Krista, during your darkest times I was religiously following your blog reading how God was blessing and prospering your family through your messy story. I was believing that He would do the same for me one day and He did! He released me from a form of bondage one year ago this month. ( A bondage sometimes feeling too much to bare.) So don’t ever think that there weren’t people who believed in what God could and would do in and through you. We were watching it happen as we followed your blog. You are an inspiration to others…
My first comment went away and I had to start over. Now I see it. Where is the delete button on this site? Lol
Krista you are so right!! I went through a very similar situation and am still working through it. Most people didn’t believe in my miracle, including most Christians. WHEN DID WE STOP BELIEVING GOD FOR THE IMPOSSIBLE? God is God and the opportunities are endless! We need to encourage each other to believe past what we can see and we will start to see God move in ways we would’ve never thought! I held onto my miracle and now I’m having my first baby after everyone told me how infertile I was!
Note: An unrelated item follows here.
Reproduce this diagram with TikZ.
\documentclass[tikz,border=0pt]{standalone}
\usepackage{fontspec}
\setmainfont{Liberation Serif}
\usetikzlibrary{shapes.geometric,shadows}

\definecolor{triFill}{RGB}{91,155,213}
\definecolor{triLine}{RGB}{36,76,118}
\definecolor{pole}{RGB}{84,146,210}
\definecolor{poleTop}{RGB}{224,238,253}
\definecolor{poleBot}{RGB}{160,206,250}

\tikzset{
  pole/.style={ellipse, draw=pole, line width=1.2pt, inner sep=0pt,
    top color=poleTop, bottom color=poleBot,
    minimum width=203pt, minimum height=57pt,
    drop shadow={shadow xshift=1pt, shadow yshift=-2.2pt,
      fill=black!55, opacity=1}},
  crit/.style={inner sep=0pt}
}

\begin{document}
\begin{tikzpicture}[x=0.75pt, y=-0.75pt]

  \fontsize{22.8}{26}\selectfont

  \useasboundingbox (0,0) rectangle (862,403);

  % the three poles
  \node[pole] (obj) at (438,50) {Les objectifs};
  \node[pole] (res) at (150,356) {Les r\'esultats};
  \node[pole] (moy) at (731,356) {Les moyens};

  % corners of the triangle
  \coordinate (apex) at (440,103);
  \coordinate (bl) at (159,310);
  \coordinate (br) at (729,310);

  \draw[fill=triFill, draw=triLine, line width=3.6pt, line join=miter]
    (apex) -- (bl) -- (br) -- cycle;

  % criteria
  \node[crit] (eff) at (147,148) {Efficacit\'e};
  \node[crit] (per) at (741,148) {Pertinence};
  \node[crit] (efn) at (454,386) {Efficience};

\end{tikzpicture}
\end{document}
With God all things are possible and I couldn’t agree more. Let’s love people enough to believe for them!!
YESSSSS!!! Tara, you get this!!! You are so right, if only we could start believing past what we see we would see God move in ways we would never have imagined!!! I couldn’t agree more!!! Celebrating your sweet baby!!! GOD IS SO GOOD!!! Thanks for sharing part of your story with me, it blesses me so much!!! When are you due by the way? Do you know if you are having a boy or a girl? Celebrating god’s goodness with you.